Grant is a Managing Editor at La Folia, an online music review. His music writing has appeared in EAR Magazine and InMusic, and he was the publisher of The Periodic Journal of Bibliography (1990-95). A short article on Within (piano and tape) is in the Csound Magazine. Two short electroacoustic works have appeared in commercial compilations: Presence III and The Door Project.
Kazumi Umeda’s diverse musical background includes a classical piano degree from the Oberlin Conservatory of Music, jazz studies at the Eastman School of Music, early collaborations with avant-gardist David Shea, and being a founding member of the hardcore punk band Teenage Depression, in which he played drums and was one of the principal songwriters. He has released four CDs with his rock band, New Providence, which originally included former members of The Microtones and G.G. Allin and the Holy Men) but has evolved into a one-man project in which Kazumi handles all instruments and vocals.

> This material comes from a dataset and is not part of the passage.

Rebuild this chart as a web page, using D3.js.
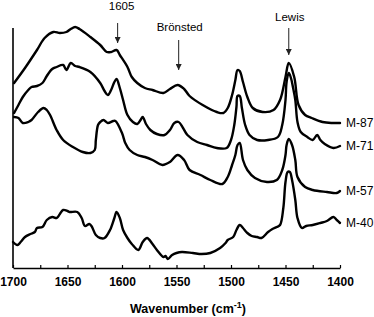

New Providence has been described as “XTC-like...experimental pop genius, brilliant versatile stuff.” (Elysium Fanzine) He has also collaborated with the noise-improv group Jagged Ice, whose CD was released on Backbacon Records in 2007. In addition, he has scored numerous films, composed part-songs for the Boston-based Libella Quartet, and has directed a film that was shown at the Coney Island Film Festival in 2005. Kazumi lives in Brooklyn with his wife, Stephanie.